Till Incivility Destroy Us All
Reminiscing on the exchange I had with the Zambian I met in Addis Ababa, there is no hiding from the sad experience. Nigerians are not civil. It is like incivility is our national trade mark. This uncouth and disrespectful attitude cuts across all classes of the society. Starting from the highest levels of government, incivility cascades down, amplifying with destructive force on all.
The government and their enforcers are disrespectful of those they were meant to serve. The citizens pay the government and the rulers back in their own coins for as long as they can get away with such acts. Where I grew up, you instinctively know when you have been rude to your neighbors (especially elders) and immediately seek restitution. But not in today’s Nigeria.

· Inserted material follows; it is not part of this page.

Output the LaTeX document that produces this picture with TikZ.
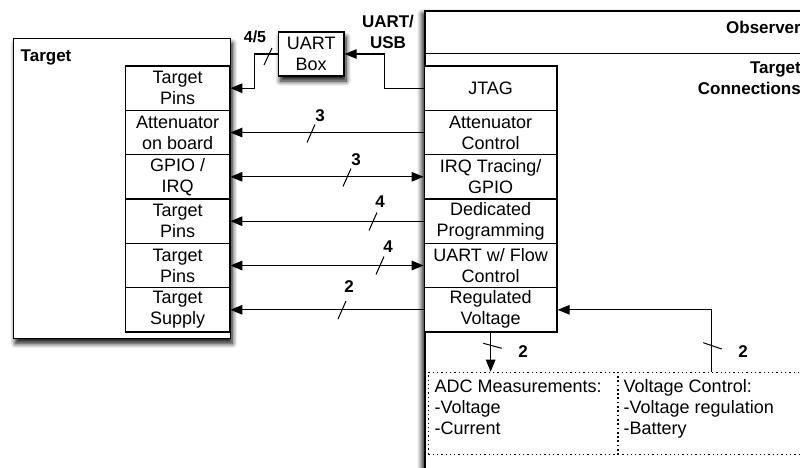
\documentclass[tikz,border=0pt]{standalone}
\usepackage{fontspec}
\setmainfont{Liberation Sans}
\usetikzlibrary{arrows.meta,shadows.blur}

\begin{document}
\begin{tikzpicture}[x=1pt,y=-1pt,
  every node/.style={font=\fontsize{18}{21}\selectfont},
  lbl/.style={font=\fontsize{17}{21}\selectfont\bfseries, inner sep=0pt},
  num/.style={font=\fontsize{17}{19}\selectfont\bfseries, inner sep=0pt},
  soft/.style={blur shadow={shadow xshift=2pt, shadow yshift=-5pt, shadow blur radius=5pt, shadow opacity=95, shadow blur steps=8}},
  softleft/.style={blur shadow={shadow xshift=-3pt, shadow yshift=-3pt, shadow blur radius=5pt, shadow opacity=95, shadow blur steps=8}},
  outer/.style={draw, line width=1.3pt, fill=white, inner sep=0pt},
  cell/.style={draw, line width=1.3pt, fill=white, align=center, inner sep=0pt, minimum height=44.33pt},
  tcell/.style={cell, minimum width=104pt},
  ocell/.style={cell, minimum width=132.7pt},
  wire/.style={line width=1.3pt},
  arr/.style={wire, -{Triangle[length=12pt,width=9.5pt]}},
  darr/.style={wire, {Triangle[length=12pt,width=9.5pt]}-{Triangle[length=12pt,width=9.5pt]}},
  busmark/.style={line width=1pt},
  dots/.style={draw, line width=1.3pt, dash pattern=on 1.3pt off 3pt},
  note/.style={align=left, inner sep=0pt, anchor=north west}
]
\useasboundingbox (0,0) rectangle (800,467);
\clip (0,0) rectangle (800,467);

% ---------- Observer board ----------
\node[outer, softleft, line width=1.6pt, minimum width=400pt, minimum height=480pt, anchor=north west] (obs) at (424.3,10) {};
\draw[wire] (obs.north west |- 0,53.3) -- (obs.north east |- 0,53.3);
\node[lbl, anchor=base east] (obslbl) at (801,33.5) {Observer};
\node[lbl, align=right, anchor=north east] (tconn) at (801,62) {Target\\Connections};

\node[ocell] (jtag) at (490.65,88.2)  {JTAG};
\node[ocell] (attc) at (490.65,132.5) {Attenuator\\Control};
\node[ocell] (irq)  at (490.65,176.8) {IRQ Tracing/\\GPIO};
\node[ocell] (prog) at (490.65,221.2) {Dedicated\\Programming};
\node[ocell] (uartfc) at (490.65,265.5) {UART w/ Flow\\Control};
\node[ocell] (regv) at (490.65,309.8) {Regulated\\Voltage};

% dotted measurement / control area
\node[dots, minimum width=189.6pt, minimum height=82.3pt, anchor=north west, inner sep=0pt] (adc) at (427.7,371.7) {};
\node[dots, minimum width=200pt, minimum height=82.3pt, anchor=north west, inner sep=0pt] (vctl) at (617.3,371.7) {};
\node[note] (adctxt) at (434.5,379.5) {ADC Measurements:\\-Voltage\\-Current};
\node[note] (vctltxt) at (623.5,379.5) {Voltage Control:\\-Voltage regulation\\-Battery};

% ---------- Target board ----------
\node[outer, soft, minimum width=217pt, minimum height=300pt, anchor=north west] (target) at (12.7,37.7) {};
\node[lbl, anchor=base west] (targetlbl) at (20.5,61.5) {Target};

\node[tcell] (tpins) at (177.7,88.2)  {Target\\Pins};
\node[tcell] (att)   at (177.7,132.5) {Attenuator\\on board};
\node[tcell] (gpio)  at (177.7,176.8) {GPIO /\\IRQ};
\node[tcell] (tpinsb) at (177.7,221.2) {Target\\Pins};
\node[tcell] (tpinsc) at (177.7,265.5) {Target\\Pins};
\node[tcell] (tsup)  at (177.7,309.8) {Target\\Supply};

% ---------- UART box ----------
\node[outer, soft, minimum width=65.7pt, minimum height=44pt, align=center] (uart) at (311.2,54) {UART\\Box};
\node[lbl, align=center] (usb) at (388,31.5) {UART/\\USB};
\node[num, font=\fontsize{16}{19}\selectfont\bfseries] (n45) at (255,36.7) {4/5};

% ---------- connectors ----------
\draw[arr] (jtag.west) -- ++(-39.3,0) |- (uart.east);
\draw[arr] (uart.west) -- ++(-23.5,0) |- (tpins.east);
\draw[busmark] (264,65) -- (272,48);

\draw[arr]  (attc.west) -- (att.east);
\draw[darr] (irq.west) -- (gpio.east);
\draw[arr]  (prog.west) -- (tpinsb.east);
\draw[darr] (uartfc.west) -- (tpinsc.east);
\draw[arr]  (regv.west) -- (tsup.east);

% bus widths
\draw[busmark] (307,142.5) -- (315,124.5);
\node[num] (n3a) at (320,115.5) {3};
\draw[busmark] (343,186.5) -- (351,168.5);
\node[num] (n3b) at (356,160) {3};
\draw[busmark] (369,230.5) -- (377,212.5);
\node[num] (n4a) at (380,201.7) {4};
\draw[busmark] (376,274.5) -- (384,256.5);
\node[num] (n4b) at (388,246.7) {4};
\draw[busmark] (338,319) -- (346,301);
\node[num] (n2a) at (349,287) {2};

% measurement and supply control lines
\coordinate (vtop) at (711.7,371.7);
\draw[arr] (regv.south) -- (regv.south |- adc.north);
\draw[busmark] (483.3,343.3) -- (501.7,348.3);
\node[num] (n2b) at (523,352) {2};
\draw[arr] (vtop) |- (regv.east);
\draw[busmark] (703.3,342.7) -- (721.7,349);
\node[num] (n2c) at (743,352) {2};
\end{tikzpicture}
\end{document}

Riding on any rickety bus, the taxi drivers and their conductors are rude to their passengers at the least provocation. The market women are rude to their potential customers. The police officers are rude to the citizens with threats and harassments.
It is only in Nigerians that you will see drivers speeding across zebra-crossings or towards busy traffic junctions, not minding that other drivers and road users are being put at avoidable accident risks. It is also in Nigeria that some pedestrians will dash across a busy motorway daring taxi-drivers to come and kill them.

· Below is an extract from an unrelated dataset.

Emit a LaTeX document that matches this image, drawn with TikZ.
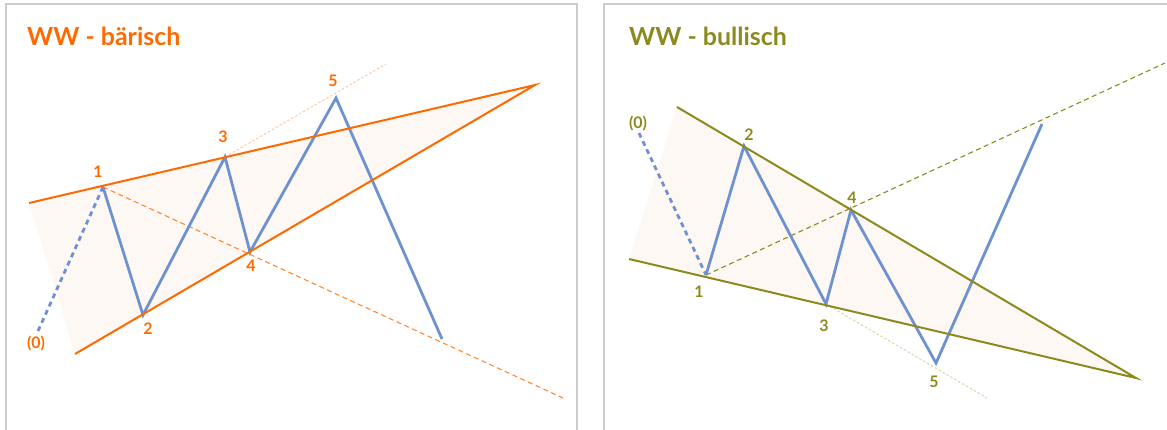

In all walks of life and in all the professions, Nigerians threat their fellow men and women rudely. It is only in Nigeria that communities will seal off community roads during their burial ceremonies unmindful of the harm or distress they are putting their fellow citizens through. In Nigeria, some people measure their morbid power and influence by the afflictions they can inflict on others.
Even today, the governments are unwittingly adding salt to the sorrow on the citizens through arbitrary levies and sanctions imposed on SARS weary citizens. Citizens of the nation where COVID-19 was unleashed are going about their lives in near normalcy, while our governments are never short of inhumane levies on those who break their Draconian COVID-19 orders.

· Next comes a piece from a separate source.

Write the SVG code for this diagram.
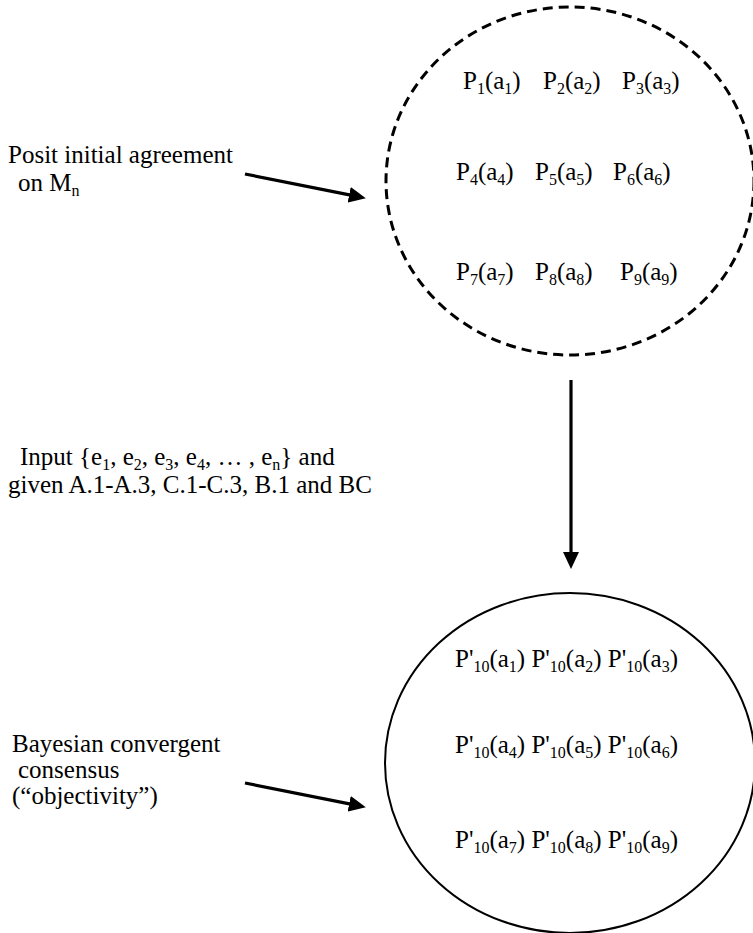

The catalog of havoc of incivilities that Nigerians and their rulers daily unload on their fellow citizens will fill many textbooks and journals. Here, Nigerians are not only at the mercy of armed robbers, kidnappers, killer-herdsmen and the security agencies, we are also suspicious of our fellow citizens.
Last October, after days of endSARS protests, the Nigerian Police announced the end of that infamous police unit. The first question is, “Has the attitude of the Nigerian police changed?” Nigerians are yet to see any change. The second question is, “Even if it were possible to wean the police of their sadistic SARS methods and dismiss all renegade officers, what about the SARS mentality and the violence that Nigerians unload on their fellow Nigerians at every opportunity, everyday?”
I’ve forgotten the name of the National Geographic magazine writer who aptly described Nigeria as a country of shadows where the more shadows you uncover, the more the shadows still waiting to be uncovered. The light has been shined on brutality in Nigeria. Millions of searchlights needs to be shined into the heart of millions of Nigeria to expose and expel the SARS of incivility and disrespect that is at the root of our nation’s ills.
Any nation where incivility and disrespect are the reigning trademarks is a nation waiting to self-destruct. Every Nigerian must expel the virus of violence and brutality they unload on their fellow Nigerians. Everywhere, Nigerians in their own country are annoyed and their transferred aggressions manifesting in a society drowning in incivility, disrespect and mutual aggression at all levels.
In natural history, they taught us that dinosaurs were destroyed when our planet experienced collisions with asteroids. If Nigeria is to survive, we must retrace our trajectory from the deadly asteroids of incivility and disrespect.
At all levels, Nigerians must bring back civility and decency into their daily interpersonal relationships with their fellow Nigerians. Civilized societies are built on mutual respect and civility. Without these first foundations, every effort at nation building and transformation will be an impossible mirage.